31. A method for dividing a pile of sheet products into packs and separating said packs from one another, comprising steps of:

inserting at least one separator finger between a first pack and a subsequent pack;

feeding forward said first pack and said subsequent pack with the at least one separator finger along a feed path;

arranging the first pack on an oscillating support at an end of said feed path;

forming a space between said first pack and the subsequent pack by a downward angular movement of said oscillating support;

inserting a front retaining element in said space to frontally retain said subsequent pack;

completing the downwards angular movement of said oscillating support until said first pack is discharged onto a conveyor below, while said subsequent pack is retained by said front retaining element.

32. The method according to claim 31, wherein said oscillating support performs:

a first angular movement downwards, said front retaining element being inserted in a space formed between the first pack and the subsequent pack by said first angular movement;

after insertion of the front retaining element, a second angular movement in a common direction with the first angular movement which discharges said first pack onto said conveyor below.
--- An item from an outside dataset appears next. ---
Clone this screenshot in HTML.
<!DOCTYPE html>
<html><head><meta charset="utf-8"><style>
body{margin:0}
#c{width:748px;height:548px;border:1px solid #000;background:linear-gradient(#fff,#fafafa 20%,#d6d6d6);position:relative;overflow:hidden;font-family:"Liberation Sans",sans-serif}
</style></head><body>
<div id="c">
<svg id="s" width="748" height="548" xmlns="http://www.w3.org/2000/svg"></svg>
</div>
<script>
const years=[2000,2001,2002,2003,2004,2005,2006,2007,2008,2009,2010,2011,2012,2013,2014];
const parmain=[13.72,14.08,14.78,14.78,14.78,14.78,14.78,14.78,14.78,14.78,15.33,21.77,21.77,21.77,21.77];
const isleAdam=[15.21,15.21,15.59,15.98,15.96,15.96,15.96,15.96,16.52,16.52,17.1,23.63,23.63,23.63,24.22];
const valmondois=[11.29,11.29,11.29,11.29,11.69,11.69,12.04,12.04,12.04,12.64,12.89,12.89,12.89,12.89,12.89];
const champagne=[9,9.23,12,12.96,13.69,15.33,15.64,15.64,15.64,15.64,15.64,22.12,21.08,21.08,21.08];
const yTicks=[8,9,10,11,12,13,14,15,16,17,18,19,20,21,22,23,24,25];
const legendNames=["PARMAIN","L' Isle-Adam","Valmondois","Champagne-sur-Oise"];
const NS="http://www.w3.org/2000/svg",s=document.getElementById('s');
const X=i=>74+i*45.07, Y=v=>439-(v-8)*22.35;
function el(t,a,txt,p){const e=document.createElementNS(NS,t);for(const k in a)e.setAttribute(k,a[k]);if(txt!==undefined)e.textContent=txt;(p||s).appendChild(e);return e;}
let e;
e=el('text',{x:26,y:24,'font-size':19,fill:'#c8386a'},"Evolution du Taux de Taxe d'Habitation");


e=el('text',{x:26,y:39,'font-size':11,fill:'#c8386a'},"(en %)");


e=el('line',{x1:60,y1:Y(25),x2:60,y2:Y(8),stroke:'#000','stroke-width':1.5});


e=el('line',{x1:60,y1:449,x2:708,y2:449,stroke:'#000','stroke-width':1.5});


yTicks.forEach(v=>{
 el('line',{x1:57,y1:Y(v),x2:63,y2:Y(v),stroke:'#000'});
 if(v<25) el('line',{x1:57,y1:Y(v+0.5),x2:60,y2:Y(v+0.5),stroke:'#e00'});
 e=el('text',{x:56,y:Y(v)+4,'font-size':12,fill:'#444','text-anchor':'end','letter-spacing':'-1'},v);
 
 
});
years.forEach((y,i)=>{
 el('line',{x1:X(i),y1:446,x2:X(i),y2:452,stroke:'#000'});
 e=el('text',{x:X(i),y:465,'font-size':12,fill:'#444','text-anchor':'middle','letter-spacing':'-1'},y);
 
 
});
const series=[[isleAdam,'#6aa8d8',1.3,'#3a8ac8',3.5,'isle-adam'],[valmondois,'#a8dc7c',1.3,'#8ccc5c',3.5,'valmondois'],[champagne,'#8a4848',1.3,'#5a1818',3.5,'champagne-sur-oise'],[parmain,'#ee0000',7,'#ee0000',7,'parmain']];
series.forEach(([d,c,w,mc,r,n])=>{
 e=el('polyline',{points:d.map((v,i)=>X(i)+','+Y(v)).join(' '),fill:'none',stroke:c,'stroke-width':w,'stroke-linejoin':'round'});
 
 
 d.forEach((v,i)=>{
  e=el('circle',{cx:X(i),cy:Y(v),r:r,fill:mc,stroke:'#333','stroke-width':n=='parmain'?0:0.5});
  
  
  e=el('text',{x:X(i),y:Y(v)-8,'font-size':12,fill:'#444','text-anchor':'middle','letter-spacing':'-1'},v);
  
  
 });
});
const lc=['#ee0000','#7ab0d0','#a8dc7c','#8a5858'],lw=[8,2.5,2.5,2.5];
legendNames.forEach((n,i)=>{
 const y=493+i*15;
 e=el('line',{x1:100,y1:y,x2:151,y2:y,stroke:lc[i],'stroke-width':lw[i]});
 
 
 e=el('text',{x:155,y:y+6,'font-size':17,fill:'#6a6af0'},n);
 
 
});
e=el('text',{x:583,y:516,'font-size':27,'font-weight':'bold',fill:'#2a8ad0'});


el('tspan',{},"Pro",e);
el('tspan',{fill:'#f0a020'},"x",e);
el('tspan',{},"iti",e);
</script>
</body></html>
33. The method according to claim 31, wherein said at least one separator finger is controlled so that a separator finger thereof inserted between the first pack and the subsequent pack is removed from the feed path after said space has been formed and said front retaining element is inserted in the feed path.

34. The method according to claim 32, wherein said at least one finger is controlled so that a separator finger thereof inserted between the first pack and the subsequent pack is removed from the feed path after said space has been formed and said front retaining element is inserted in the feed path.

35. The method according to claim 31, wherein said front retaining element moves forward with said subsequent pack while the first pack is discharged by said oscillating support onto a conveyor below.

36. The method according to claim 31, wherein during discharge of each pack onto said conveyor, the subsequent pack is retained in succession initially by a respective one of said at least one separator finger and subsequently only by said front retaining element.

37. The method according to claim 31, wherein the subsequent pack is initially retained frontally by said first pack and, after said first angular movement downwards of said oscillating support, said subsequent pack is directly engaged by said front retaining element.